A long wait for the progressive wage

A long wait for the progressive wage

The proposal for a progressive wage in Malaysia is unlikely to be finalised until the end of 2025 with no real impact likely for more than two years.

The progressive wage white paper describes a wage subsidy programme rather than the game-changing reform many were hoping for.

It will also be many years before we see it. With a pilot from June next year and evaluation results most likely after Budget 2025 in October, amendments and debate might push the roll-out to 2026.

The exact progressive wage model (PWM) is unclear but the aim is to enhance skills and productivity so the wages of people who otherwise cannot expect higher salaries can be raised.

Apart from low-skilled workers, many high-skilled workers will also benefit.

But skills and productivity are not the only nor the primary determinants of wages or income. Care-workers, early childhood teachers or social workers are highly skilled but often paid very low wages.

Objectively low-skilled internet influencers, fashion models or even politicians often earn high incomes.

Wages are often based on hours worked rather than the value of what is produced. They are also heavily influenced by the power of employers to keep wages low.

Since there is also no objective or transparent measure of productivity to establish whether the PWM has worked or not, employees will not know whether they deserve a pay rise based on productivity improvements.

They will be in no better position to push for a pay rise than they are now. This is why we have the PWM and minimum wages in the first place.

The minimum wage has raised the salaries of low-paid workers but those on slightly higher wages have not seen their incomes rise as a consequence because the labour market is segmented.

So raising the minimum wage will not raise middle-income wages. This is why the PWM is being applied to wages above RM1,500.
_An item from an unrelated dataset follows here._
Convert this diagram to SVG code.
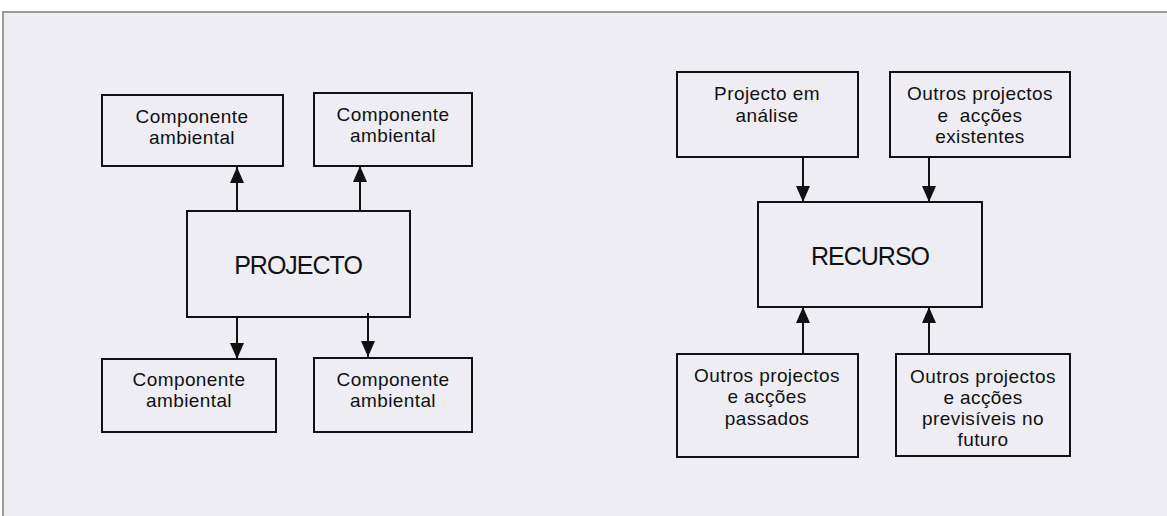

Eventually the minimum wage will have to rise to keep pace with the cost of living because it is already at poverty levels. This will be delayed pending the PWM implementation. So the poor will continue to suffer in the meantime.

More broadly, the economic impact is mainly due to extra consumption from the wage subsidy, not increases in productivity.

There is also an increase in tax collection and the number of taxpayers. So whatever is gained in higher wages may be quickly taken away in higher taxes.

At the company level, the payments to employers are made retrospectively which means they have to carry the cash-flow in the meantime and risk non-payment if their audit is not in shape. This is a barrier to smaller firms.

The skill-raising training is linked to incentives so companies may send people to courses to claim the incentives whether or not they add value.

Ironically this would reduce productivity during the time spent training. It is linked to government approved training which channels money from PWM employers to preferred trainers.

Despite this, the PWM as a wage subsidy is justified in cost-benefit terms because the RM2 billion cost is small compared to the one million people that might benefit. To scale it up is also inexpensive if care is taken to stop it ballooning.

While we wait for the PWM and even if we finally get it, the government will still need to change the rules of the game by reforming labour laws and empowering workers to take on more flexible work and even multiple jobs to top up their income without being bound to one employer on low wages.

The market is already doing this as millions of people take gig-economy jobs and side hustles to increase their earnings. This must be encouraged, empowered and valued rather than being seen as second-class work.

 

The views expressed are those of the writer and do not necessarily reflect those of FMT.